Since 1994, he has published one book a year, with most of his works falling into the detective crime genre, although some of his novels do explore more lyrical and romantic themes. Some of his more popular works include, "Doomed Cop"("Ment Obrechennii"), "The Trail of the Boomerang"("Sled Bumeranga"), "Die Cast"("Umirat Podano"), "High Voltage"("Visokoe Napriazhenie") and "Saucer Full of Secrets"("Polnoe Bludse Sekretov"). More recently, he has been concentrating on novels in the thriller genre, such as "Pseudonym for the Hero"("Psevdonim dla Geroia"), "Black Gelding"("Chernii Merin") and "It's Hard to be Macho"("Trudno bit Macho"). In total, there are over 20 million copies of his books in circulation.

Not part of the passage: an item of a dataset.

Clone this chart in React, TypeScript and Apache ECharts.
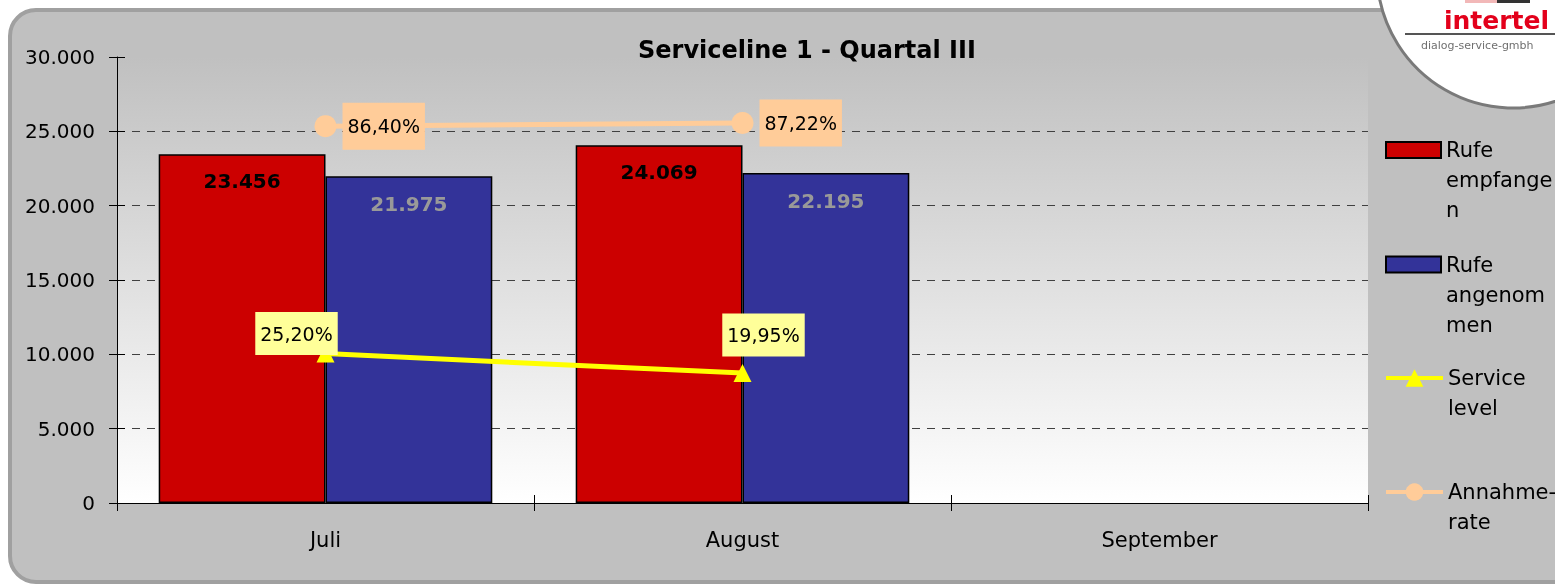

In 1995, Kivinov was accepted into the Writers Union of St Petersburg.

===Films and TV===
In 1995, the film company Russkoye Video began filming the TV series Streets of Broken Lights ("Ulitsi Razbitih Fonarei"), based on Kivinov's early novels and short stories. From 1998 to 2019, 16 seasons were broadcast.

In 1999, Kivinov worked on writing screen plays for the TV series "Deadly Force"("Uboynaia Sila"). This series went on for six seasons, a total of 60 episodes and was filmed in locations all over the world – (USA, South Africa, France and Estonia). This series achieved very high ratings, with one episode featuring the actor Gérard Depardieu.

The Russian TV Channel Channel One secured the film rights for Kivinov's six latest novels – "Black Gelding", "It's Hard to be Macho", "Maximum Security Holiday"("Kanikuli Strogogo Rezhima"), "Decoy"("Podsadnoi"), "Odnoklassnitsa.ru" and "Three Days Without Love"("Tri Dnia bez Lubvi"). "Maximum Security Holiday" was released in August 2009 with Russian box-office takings in excess of $17million. "Odnoklassnitsa.ru" was released in February 2010 as "Love under Cover" ("Lubov pod Prikritiem"). The others are planned for release in 2010–2011.

In addition to writing screenplays of his own works, Kivinov also wrote the screenplay for "Sorcerer's Dolls"("Kukli Kolduna") based on the book by his wife, novelist Victoria Sherwood.

==Awards==
Winner of two TEFI awards (Russia National TV Prize for the highest achievements in the field of Television Arts and Sciences, established by the Fund "Academy of Russian Television") in the category "Best Russian TV Series"

Winner of "Nevsky Prospekt" award.

In 1999, he was given an award by the Interior Ministry for his accurate portrayal of the day-to-day workings of the Russian Police Force in his books.

Entered in the St Petersburg Book of Records as the creator of the longest running TV series in the history of Russian television for "Streets of Broken Lights".